* Aim
Find each line with the word "this" in it, then give the total alone.

* Given records
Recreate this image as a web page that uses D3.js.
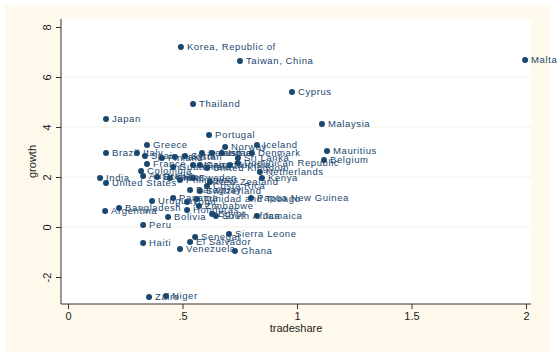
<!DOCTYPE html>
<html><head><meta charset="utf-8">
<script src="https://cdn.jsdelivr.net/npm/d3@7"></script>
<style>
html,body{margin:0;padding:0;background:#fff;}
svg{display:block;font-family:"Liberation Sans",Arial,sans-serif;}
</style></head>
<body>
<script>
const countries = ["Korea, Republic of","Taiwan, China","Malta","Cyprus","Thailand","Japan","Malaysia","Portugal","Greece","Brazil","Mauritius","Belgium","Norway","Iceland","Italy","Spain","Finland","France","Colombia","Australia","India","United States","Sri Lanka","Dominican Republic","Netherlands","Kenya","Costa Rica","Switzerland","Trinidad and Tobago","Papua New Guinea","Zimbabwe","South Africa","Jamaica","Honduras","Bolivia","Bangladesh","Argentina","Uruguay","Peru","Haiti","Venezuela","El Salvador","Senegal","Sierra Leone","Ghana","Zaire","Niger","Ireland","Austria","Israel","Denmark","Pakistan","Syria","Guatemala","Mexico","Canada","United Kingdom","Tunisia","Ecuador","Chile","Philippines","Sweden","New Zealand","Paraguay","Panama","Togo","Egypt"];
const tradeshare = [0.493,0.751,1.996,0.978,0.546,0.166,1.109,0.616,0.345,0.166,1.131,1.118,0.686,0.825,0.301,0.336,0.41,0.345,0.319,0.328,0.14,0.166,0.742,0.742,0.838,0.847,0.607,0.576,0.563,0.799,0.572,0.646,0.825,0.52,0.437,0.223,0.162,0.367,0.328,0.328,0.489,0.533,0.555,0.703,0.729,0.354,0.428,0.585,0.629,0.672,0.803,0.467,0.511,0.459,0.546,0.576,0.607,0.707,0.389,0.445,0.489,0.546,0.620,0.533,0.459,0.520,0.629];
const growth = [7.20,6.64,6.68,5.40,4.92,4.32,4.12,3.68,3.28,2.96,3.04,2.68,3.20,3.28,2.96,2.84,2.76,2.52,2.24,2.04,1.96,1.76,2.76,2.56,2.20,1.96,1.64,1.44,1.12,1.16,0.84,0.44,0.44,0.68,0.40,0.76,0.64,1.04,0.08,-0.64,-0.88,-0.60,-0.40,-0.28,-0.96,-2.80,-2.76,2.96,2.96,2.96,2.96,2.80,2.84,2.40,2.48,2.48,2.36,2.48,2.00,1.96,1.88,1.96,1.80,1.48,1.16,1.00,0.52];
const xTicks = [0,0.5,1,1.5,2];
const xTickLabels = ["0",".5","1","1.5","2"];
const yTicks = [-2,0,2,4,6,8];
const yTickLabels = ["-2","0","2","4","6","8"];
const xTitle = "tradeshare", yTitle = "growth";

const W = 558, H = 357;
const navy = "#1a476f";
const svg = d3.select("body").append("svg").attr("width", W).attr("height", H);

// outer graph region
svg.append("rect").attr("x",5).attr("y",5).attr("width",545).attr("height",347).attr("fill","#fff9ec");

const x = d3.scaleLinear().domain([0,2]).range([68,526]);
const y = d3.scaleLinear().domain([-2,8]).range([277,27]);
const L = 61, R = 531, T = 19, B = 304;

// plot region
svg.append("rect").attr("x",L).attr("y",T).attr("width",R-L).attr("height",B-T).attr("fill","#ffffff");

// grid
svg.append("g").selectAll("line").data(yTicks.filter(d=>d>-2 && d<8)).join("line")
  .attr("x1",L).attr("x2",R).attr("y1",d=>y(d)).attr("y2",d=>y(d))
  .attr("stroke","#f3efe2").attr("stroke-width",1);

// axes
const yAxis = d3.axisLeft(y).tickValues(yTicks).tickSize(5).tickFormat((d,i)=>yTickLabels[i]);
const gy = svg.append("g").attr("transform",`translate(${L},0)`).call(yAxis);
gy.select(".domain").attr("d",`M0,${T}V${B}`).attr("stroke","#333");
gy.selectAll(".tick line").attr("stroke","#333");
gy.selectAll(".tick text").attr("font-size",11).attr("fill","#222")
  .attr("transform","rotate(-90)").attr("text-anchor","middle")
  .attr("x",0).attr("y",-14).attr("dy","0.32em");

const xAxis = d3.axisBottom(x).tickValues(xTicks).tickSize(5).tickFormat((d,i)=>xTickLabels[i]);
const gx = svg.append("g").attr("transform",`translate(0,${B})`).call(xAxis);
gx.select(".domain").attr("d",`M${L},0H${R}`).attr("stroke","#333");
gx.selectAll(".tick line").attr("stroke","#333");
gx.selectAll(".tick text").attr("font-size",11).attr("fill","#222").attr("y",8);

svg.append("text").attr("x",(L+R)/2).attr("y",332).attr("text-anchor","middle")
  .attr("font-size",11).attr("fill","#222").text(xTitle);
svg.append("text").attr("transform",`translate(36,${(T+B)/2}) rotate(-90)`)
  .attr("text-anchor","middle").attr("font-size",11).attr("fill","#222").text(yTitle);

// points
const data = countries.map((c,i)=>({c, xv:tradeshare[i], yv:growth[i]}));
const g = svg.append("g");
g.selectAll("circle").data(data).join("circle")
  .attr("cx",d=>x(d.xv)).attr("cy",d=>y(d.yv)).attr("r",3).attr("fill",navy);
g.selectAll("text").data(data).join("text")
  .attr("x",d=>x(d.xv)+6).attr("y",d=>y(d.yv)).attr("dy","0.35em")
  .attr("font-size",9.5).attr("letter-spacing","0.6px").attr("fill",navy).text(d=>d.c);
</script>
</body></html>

--

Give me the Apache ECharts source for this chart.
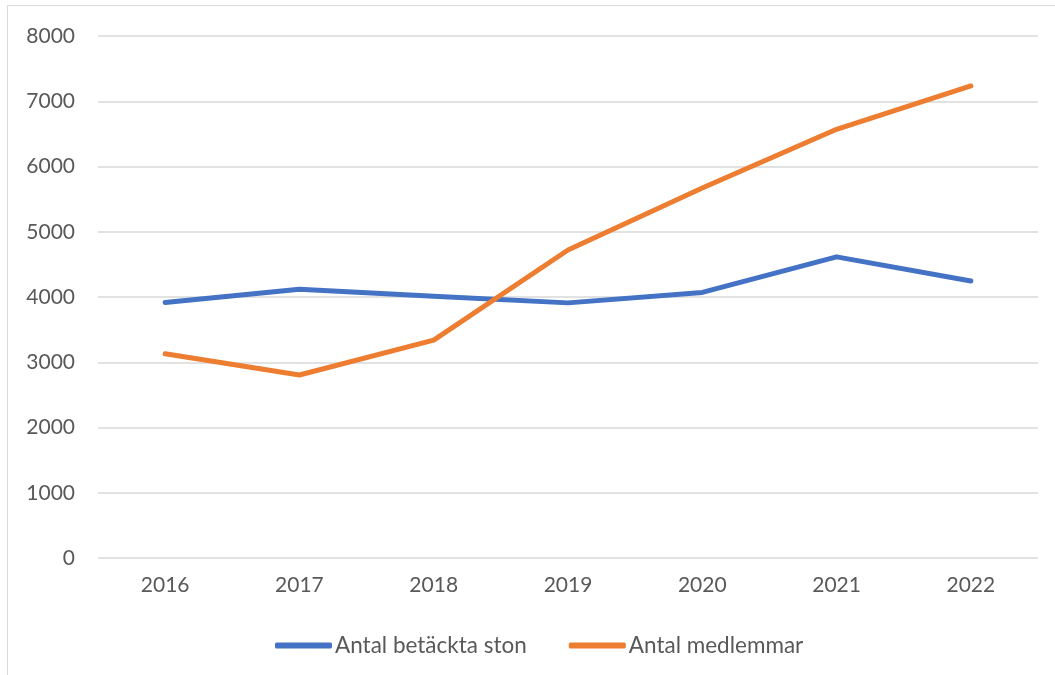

---

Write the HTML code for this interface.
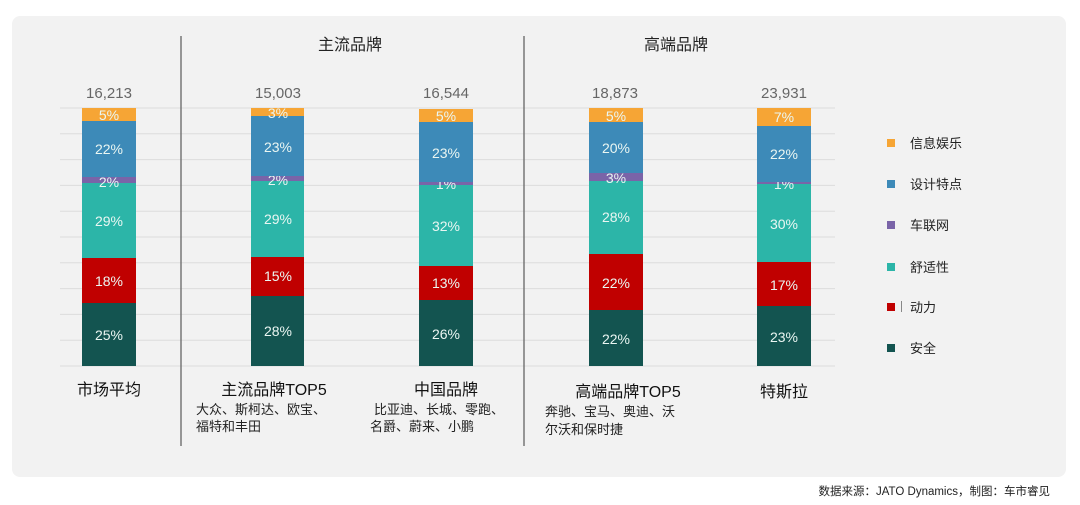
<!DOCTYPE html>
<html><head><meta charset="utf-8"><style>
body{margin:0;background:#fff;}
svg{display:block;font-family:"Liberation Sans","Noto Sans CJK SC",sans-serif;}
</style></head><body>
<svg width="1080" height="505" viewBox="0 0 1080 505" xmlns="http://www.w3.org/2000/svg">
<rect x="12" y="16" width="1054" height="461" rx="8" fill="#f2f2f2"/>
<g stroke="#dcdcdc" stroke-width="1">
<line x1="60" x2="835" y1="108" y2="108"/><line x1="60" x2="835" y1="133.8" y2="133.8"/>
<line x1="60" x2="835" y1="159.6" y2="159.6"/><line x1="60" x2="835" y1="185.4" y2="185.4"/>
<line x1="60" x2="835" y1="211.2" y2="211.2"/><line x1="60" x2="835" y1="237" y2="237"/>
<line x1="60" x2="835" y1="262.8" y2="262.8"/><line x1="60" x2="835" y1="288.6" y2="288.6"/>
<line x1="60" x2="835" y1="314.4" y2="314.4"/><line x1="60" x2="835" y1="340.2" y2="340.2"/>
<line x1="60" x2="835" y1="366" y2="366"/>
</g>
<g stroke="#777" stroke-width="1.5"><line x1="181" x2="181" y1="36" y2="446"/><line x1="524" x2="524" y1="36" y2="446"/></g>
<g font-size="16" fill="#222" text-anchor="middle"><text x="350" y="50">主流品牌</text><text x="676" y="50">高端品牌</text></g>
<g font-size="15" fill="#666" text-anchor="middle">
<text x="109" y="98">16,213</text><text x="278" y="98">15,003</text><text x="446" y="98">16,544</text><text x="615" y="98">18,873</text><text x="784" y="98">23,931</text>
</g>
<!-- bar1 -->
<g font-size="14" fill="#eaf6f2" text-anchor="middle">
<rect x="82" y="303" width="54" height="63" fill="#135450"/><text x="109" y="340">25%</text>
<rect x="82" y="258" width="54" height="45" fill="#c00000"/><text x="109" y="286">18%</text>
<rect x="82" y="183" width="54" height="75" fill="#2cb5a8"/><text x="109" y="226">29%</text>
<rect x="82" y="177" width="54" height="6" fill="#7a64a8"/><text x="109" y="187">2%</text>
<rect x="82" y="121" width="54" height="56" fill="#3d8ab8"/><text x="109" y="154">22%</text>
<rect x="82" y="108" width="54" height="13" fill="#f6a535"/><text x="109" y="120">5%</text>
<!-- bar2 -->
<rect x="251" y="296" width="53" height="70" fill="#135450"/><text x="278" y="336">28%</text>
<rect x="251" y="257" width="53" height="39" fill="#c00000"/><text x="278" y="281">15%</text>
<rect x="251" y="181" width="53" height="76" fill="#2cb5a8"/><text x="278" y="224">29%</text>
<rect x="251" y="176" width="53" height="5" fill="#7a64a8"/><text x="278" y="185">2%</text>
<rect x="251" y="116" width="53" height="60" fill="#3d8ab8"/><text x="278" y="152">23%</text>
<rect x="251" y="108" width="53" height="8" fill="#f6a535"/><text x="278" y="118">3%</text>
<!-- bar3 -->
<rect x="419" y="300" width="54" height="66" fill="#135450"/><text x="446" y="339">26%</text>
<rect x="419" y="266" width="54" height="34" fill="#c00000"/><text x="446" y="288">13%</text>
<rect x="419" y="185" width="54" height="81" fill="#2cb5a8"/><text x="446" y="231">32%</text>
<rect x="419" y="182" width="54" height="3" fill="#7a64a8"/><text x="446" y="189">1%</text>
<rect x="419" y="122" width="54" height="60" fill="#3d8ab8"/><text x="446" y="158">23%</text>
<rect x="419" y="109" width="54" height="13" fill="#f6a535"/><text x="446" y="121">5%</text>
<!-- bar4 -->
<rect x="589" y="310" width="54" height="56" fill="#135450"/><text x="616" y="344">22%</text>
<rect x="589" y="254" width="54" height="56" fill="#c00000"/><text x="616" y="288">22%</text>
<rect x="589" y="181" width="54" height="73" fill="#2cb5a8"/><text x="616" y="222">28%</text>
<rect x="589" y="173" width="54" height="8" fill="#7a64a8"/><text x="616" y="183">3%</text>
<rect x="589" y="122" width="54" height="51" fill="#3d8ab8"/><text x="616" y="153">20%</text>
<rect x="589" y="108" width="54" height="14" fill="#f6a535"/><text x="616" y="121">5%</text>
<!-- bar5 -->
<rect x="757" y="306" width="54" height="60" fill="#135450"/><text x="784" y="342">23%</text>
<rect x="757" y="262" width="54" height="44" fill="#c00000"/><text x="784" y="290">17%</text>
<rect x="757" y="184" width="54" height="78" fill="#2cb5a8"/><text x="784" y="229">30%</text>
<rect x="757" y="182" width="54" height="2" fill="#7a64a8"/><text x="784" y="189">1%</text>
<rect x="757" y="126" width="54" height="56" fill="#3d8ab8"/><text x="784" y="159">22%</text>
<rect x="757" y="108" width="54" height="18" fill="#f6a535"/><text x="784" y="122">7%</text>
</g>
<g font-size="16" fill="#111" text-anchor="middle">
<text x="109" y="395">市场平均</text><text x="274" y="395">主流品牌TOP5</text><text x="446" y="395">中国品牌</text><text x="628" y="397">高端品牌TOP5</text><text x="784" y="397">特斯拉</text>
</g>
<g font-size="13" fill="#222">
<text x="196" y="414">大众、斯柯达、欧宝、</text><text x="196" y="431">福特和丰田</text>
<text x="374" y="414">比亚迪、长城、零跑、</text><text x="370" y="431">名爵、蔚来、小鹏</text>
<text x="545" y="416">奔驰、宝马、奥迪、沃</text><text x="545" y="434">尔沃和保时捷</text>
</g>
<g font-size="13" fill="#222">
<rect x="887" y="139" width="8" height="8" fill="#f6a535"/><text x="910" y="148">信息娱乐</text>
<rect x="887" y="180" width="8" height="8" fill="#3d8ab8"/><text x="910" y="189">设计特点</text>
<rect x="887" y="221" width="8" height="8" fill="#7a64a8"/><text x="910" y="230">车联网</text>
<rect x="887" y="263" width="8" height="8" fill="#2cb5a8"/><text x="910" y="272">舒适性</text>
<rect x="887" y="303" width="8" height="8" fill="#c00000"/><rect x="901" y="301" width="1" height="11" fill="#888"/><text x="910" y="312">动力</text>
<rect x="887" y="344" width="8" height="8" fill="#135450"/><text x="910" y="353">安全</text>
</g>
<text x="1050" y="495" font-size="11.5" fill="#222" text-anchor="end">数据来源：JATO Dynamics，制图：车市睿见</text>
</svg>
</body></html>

* Final result
3